### Exercise task
Search the data for the word "React". Reproduce every line where it is found.

─── Source data ───

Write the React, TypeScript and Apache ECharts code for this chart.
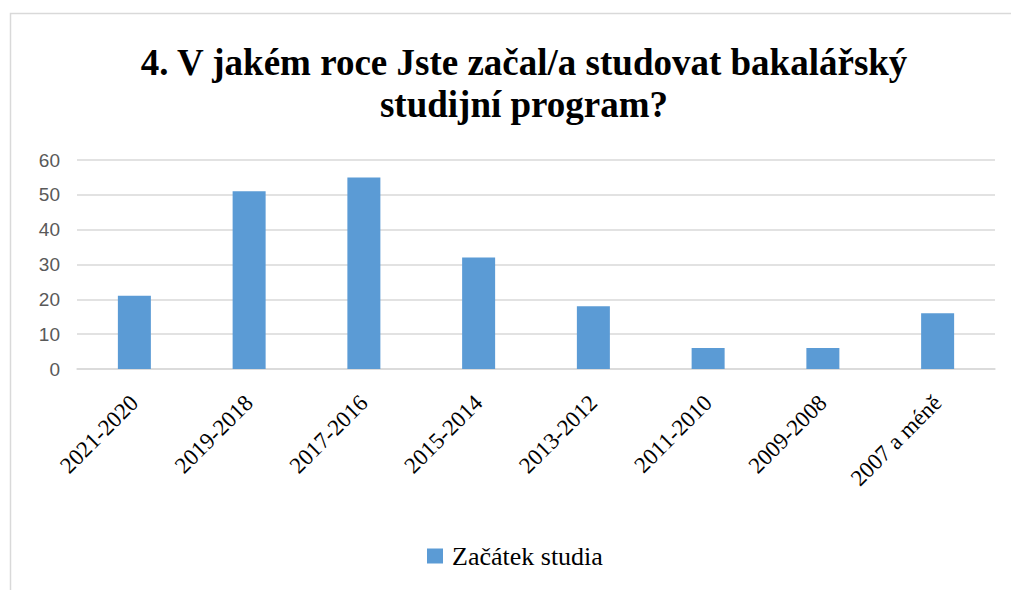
import React, { useEffect, useRef } from "react";
import * as echarts from "echarts";

const categories = ["2021-2020", "2019-2018", "2017-2016", "2015-2014", "2013-2012", "2011-2010", "2009-2008", "2007 a méně"];
const values = [21, 51, 55, 32, 18, 6, 6, 16];
const seriesName = "Začátek studia";
const titleText = "4. V jakém roce Jste začal/a studovat bakalářský\nstudijní program?";

const SERIF = "Liberation Serif";
const Y_LABEL_COLOR = "#595959";

const css = `
#chart-host svg text { font-family: "Liberation Serif", "Times New Roman", serif !important; }
#chart-host svg text[fill="${Y_LABEL_COLOR}"] { font-family: "Liberation Sans", Arial, sans-serif !important; }
`;

export default function App() {
  const ref = useRef<HTMLDivElement>(null);
  useEffect(() => {
    if (!ref.current) return;
    const chart = echarts.init(ref.current, null, { renderer: "svg" });
    chart.setOption({
      animation: false,
      title: {
        text: titleText,
        left: 519,
        top: 36,
        textAlign: "center",
        textStyle: {
          fontFamily: SERIF,
          fontWeight: "bold",
          fontSize: 37,
          lineHeight: 42,
          color: "#000000",
        },
      },
      graphic: [
        {
          type: "rect",
          shape: { x: 10.5, y: 13.5, width: 1100, height: 700 },
          style: { fill: "none", stroke: "#d9d9d9", lineWidth: 1.5 },
          silent: true,
        },
      ],
      legend: {
        left: 427,
        top: 543,
        padding: 0,
        itemWidth: 16,
        itemHeight: 15,
        itemGap: 10,
        icon: "rect",
        textStyle: { fontFamily: SERIF, fontSize: 26, color: "#000000", padding: [0, 0, 0, 4] },
        data: [seriesName],
      },
      grid: { left: 77, right: 16, top: 160, bottom: 221 },
      xAxis: {
        type: "category",
        data: categories,
        axisLine: { lineStyle: { color: "#d9d9d9", width: 1.5 } },
        axisTick: { show: false },
        axisLabel: {
          rotate: 45,
          interval: 0,
          margin: 30,
          fontFamily: SERIF,
          fontSize: 23,
          color: "#000000",
        },
      },
      yAxis: {
        type: "value",
        min: 0,
        max: 60,
        interval: 10,
        axisLine: { show: false },
        axisTick: { show: false },
        splitLine: { lineStyle: { color: "#d9d9d9", width: 1.5 } },
        axisLabel: { margin: 17, fontSize: 19, color: Y_LABEL_COLOR },
      },
      series: [
        {
          name: seriesName,
          type: "bar",
          data: values,
          barWidth: 33,
          itemStyle: { color: "#5b9bd5" },
        },
      ],
    });
    return () => chart.dispose();
  }, []);
  return (
    <>
      <style>{css}</style>
      <div
        id="chart-host"
        ref={ref}
        style={{ position: "fixed", left: 0, top: 0, width: 1011, height: 590, background: "#ffffff" }}
      />
    </>
  );
}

───

### Output for this exercise
Write the React, TypeScript and Apache ECharts code for this chart.
import React, { useEffect, useRef } from "react";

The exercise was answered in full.